Whew! I got the right answer. I was pretty confident I was on the right track, but would not have been surprised at a bug in either thinking or implementation. Maybe I can add a chapter on standard errors for MLE now that I’ve worked out a simple example.

Hey, question 2 is just more of the same if you’re doing this by simulation. At least if I correctly recall what a confidence interval is :-) It also helps that I’ve already coded an IRT model with guessing in working out Stan case studies. I sort of feel like all these questions have a little trick in them like this in that they’re not just turn the crank. You have to think about how the log odds scale matters in that first question. At least these questions should get students thinking hard about the likelihoods involved.

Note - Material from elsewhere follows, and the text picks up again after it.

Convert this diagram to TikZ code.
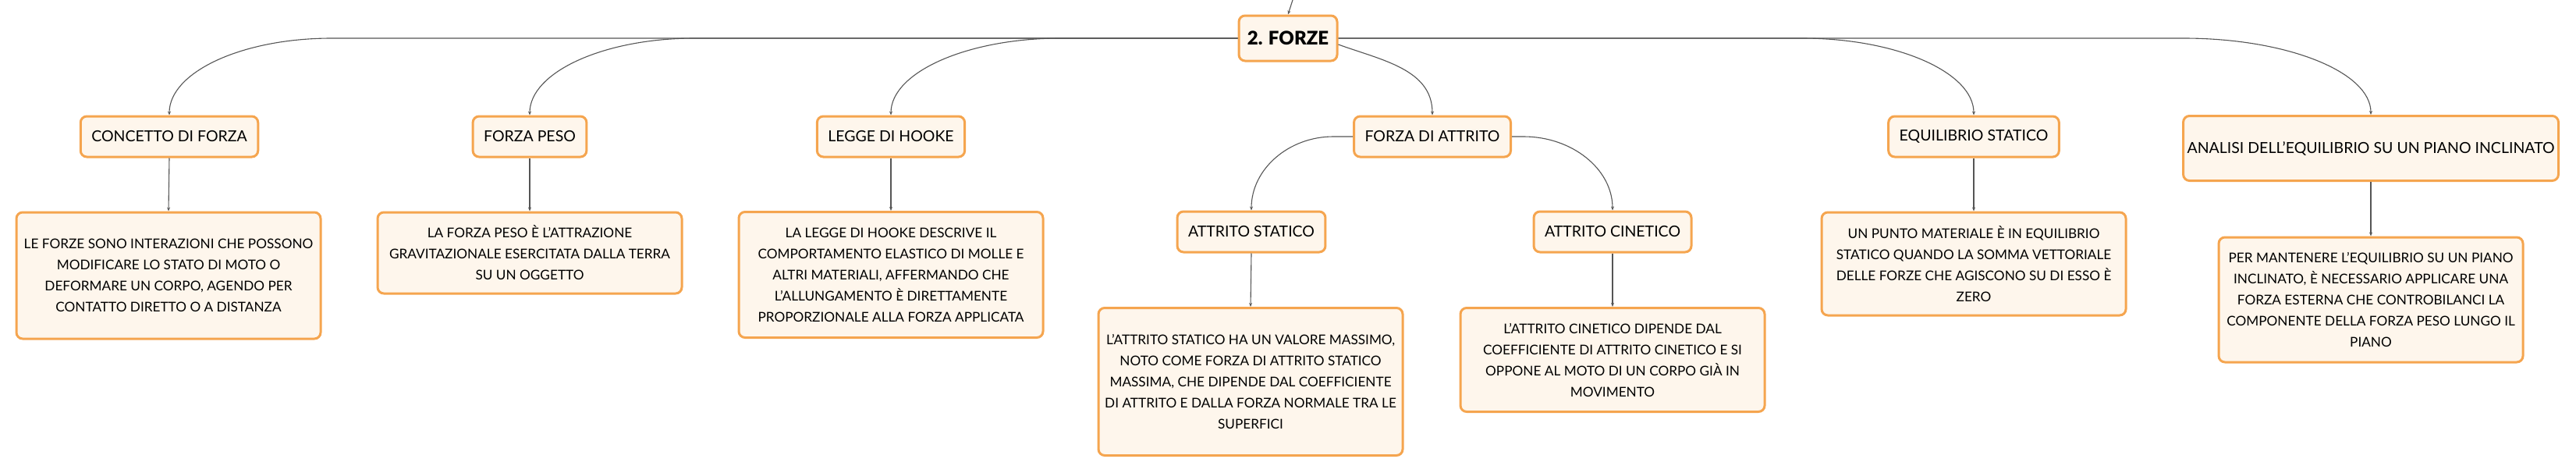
\documentclass[tikz,border=0pt]{standalone}
\usepackage{fontspec}
\setmainfont{Lato}
\newfontfamily\heavyfont{Lato Black}
\usetikzlibrary{arrows.meta,calc}
\definecolor{boxline}{HTML}{F5A54F}
\definecolor{boxfill}{HTML}{FEF6EC}
\definecolor{linkgray}{HTML}{555555}
\begin{document}
\begin{tikzpicture}[x=1pt,y=-1pt,
    card/.style={draw=boxline,fill=boxfill,line width=3pt,rounded corners=8pt},
    topic/.style={card,font=\fontsize{24}{28}\selectfont\heavyfont,minimum width=126pt,minimum height=58pt},
    sub/.style={card,font=\fontsize{19.5}{27}\selectfont,inner xsep=14pt,minimum height=52pt},
    info/.style={card,font=\fontsize{17.2}{27}\selectfont,minimum width=390pt,inner xsep=4pt,align=center},
    link/.style={draw=linkgray,line width=1.1pt,-{Stealth[length=5pt,width=4pt]}}]
      \useasboundingbox (0,0) rectangle (3302,605);
      \draw
        (1651,49) node[topic] (forze){2. FORZE}
        (217,175) node[sub] (concetto){CONCETTO DI FORZA}
        (679,175) node[sub] (peso){FORZA PESO}
        (1142,175) node[sub] (hooke){LEGGE DI HOOKE}
        (1836,175) node[sub] (attrito){FORZA DI ATTRITO}
        (2530,175) node[sub] (equil){EQUILIBRIO STATICO}
        (3039,190) node[sub,minimum height=83pt,inner xsep=5pt] (piano){ANALISI DELL’EQUILIBRIO SU UN PIANO INCLINATO}
        (1604,297) node[sub] (statico){ATTRITO STATICO}
        (2067,297) node[sub] (cinetico){ATTRITO CINETICO}
        (216,353) node[info,minimum height=162pt] (concettoTxt){LE FORZE SONO INTERAZIONI CHE POSSONO\\ MODIFICARE LO STATO DI MOTO O\\ DEFORMARE UN CORPO, AGENDO PER\\ CONTATTO DIRETTO O A DISTANZA}
        (679,324) node[info,minimum height=104pt] (pesoTxt){LA FORZA PESO È L’ATTRAZIONE\\ GRAVITAZIONALE ESERCITATA DALLA TERRA\\ SU UN OGGETTO}
        (1142,352) node[info,minimum height=161pt] (hookeTxt){LA LEGGE DI HOOKE DESCRIVE IL\\ COMPORTAMENTO ELASTICO DI MOLLE E\\ ALTRI MATERIALI, AFFERMANDO CHE\\ L’ALLUNGAMENTO È DIRETTAMENTE\\ PROPORZIONALE ALLA FORZA APPLICATA}
        (1603,489) node[info,minimum height=189pt] (staticoTxt){L’ATTRITO STATICO HA UN VALORE MASSIMO,\\ NOTO COME FORZA DI ATTRITO STATICO\\ MASSIMA, CHE DIPENDE DAL COEFFICIENTE\\ DI ATTRITO E DALLA FORZA NORMALE TRA LE\\ SUPERFICI}
        (2067,461) node[info,minimum height=133pt] (cineticoTxt){L’ATTRITO CINETICO DIPENDE DAL\\ COEFFICIENTE DI ATTRITO CINETICO E SI\\ OPPONE AL MOTO DI UN CORPO GIÀ IN\\ MOVIMENTO}
        (2530,338) node[info,minimum height=132pt] (equilTxt){UN PUNTO MATERIALE È IN EQUILIBRIO\\ STATICO QUANDO LA SOMMA VETTORIALE\\ DELLE FORZE CHE AGISCONO SU DI ESSO È\\ ZERO}
        (3039,384) node[info,minimum height=160pt] (pianoTxt){PER MANTENERE L’EQUILIBRIO SU UN PIANO\\ INCLINATO, È NECESSARIO APPLICARE UNA\\ FORZA ESTERNA CHE CONTROBILANCI LA\\ COMPONENTE DELLA FORZA PESO LUNGO IL\\ PIANO};
      \coordinate (root) at (1657,0);
      \begin{scope}[link]
        \draw (root) to (forze.north);
        \draw (forze.west) -- ($(concetto.north |- forze.west)+(208,0)$) .. controls +(-115,0) and +(0,-55) .. (concetto.north);
        \draw (forze.west) -- ($(peso.north |- forze.west)+(211,0)$) .. controls +(-116,0) and +(0,-55) .. (peso.north);
        \draw (forze.west) -- ($(hooke.north |- forze.west)+(217,0)$) .. controls +(-119,0) and +(0,-55) .. (hooke.north);
        \draw ([yshift=-8pt]forze.east) to[out=-20,in=90] (attrito.north);
        \draw (forze.east) -- ($(equil.north |- forze.east)+(-220,0)$) .. controls +(121,0) and +(0,-55) .. (equil.north);
        \draw (forze.east) -- ($(piano.north |- forze.east)+(-240,0)$) .. controls +(132,0) and +(0,-55) .. (piano.north);
        \draw (attrito.west) -- ++(-25,0) .. controls +(-57,0) and +(0,-53) .. (statico.north);
        \draw (attrito.east) -- ++(15,0) .. controls +(62,0) and +(0,-53) .. (cinetico.north);
        \draw (concetto.south) to (concettoTxt.north);
        \draw (peso.south) to (pesoTxt.north);
        \draw (hooke.south) to (hookeTxt.north);
        \draw (statico.south) to (staticoTxt.north);
        \draw (cinetico.south) to (cineticoTxt.north);
        \draw (equil.south) to (equilTxt.north);
        \draw (piano.south) to (pianoTxt.north);
      \end{scope}
    \end{tikzpicture}
\end{document}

P.S. Thanks for getting the

pretags working in comments again. It helps if you want to post code.Oops. Is that second mistake because you just wanted students to use prebuilt software or is it because you wanted me to do something like a bootstrap estimate from the actual data? It gives you the same draws here to bootstrap from data and to binomial sample from the MLE. So I don’t see the problem.

For question 1, wouldn’t the standard error be sqrt(0.5^2/500 + (0.4) * (0.6)/500)? As you are subtracting a binomial with p=0.4 from a binomial with p=0.5?

Ethan:

It doesn’t matter. For this purpose, 0.25 and 0.24 are the same thing. I went with 0.25 because it’s generally cleaner in considering the design of studies to just use that 0.25 upper bound. If the estimated probability were 0.1 or something, then, yeah, I’d use p*(1-p).

Andrew:

I disagree that ‘It doesn’t matter.’ When you make people double check and doubt the ‘correct’ answer then thats annoying.

Sure it doesn’t matter in practice. For a student’s sanity it might.

Sam:

When I teach this material I make the point that sqrt(p*(1-p)) has a maximum of 0.25 and that it is very close to this maximum for a wide range of values of p. If a student were to use 0.4*0.6 in the above problem, I’d still give full credit. Either answer is ok here.

Would you lose marks if the used glm instead if stan_glm?

No.

For Question 2:

If the model used for estimating the effect size is a logistic regression, wouldn’t it make more sense to frame the effect size as an odds ratio (1.5) or a log odds ratio rather than a difference in percentages (10%)?

It seems like the odds ratio is an effect size measure that’s more likely to generalize, for example if you want to predict the effect of an incentive on a similar survey which would otherwise get, say, a 30% response rate.

In any case, thanks for sharing these questions. It’s always an interesting and slightly-humbling thing to read through.

D’oh, sorry, I meant to reference Question 1 and not Question 2.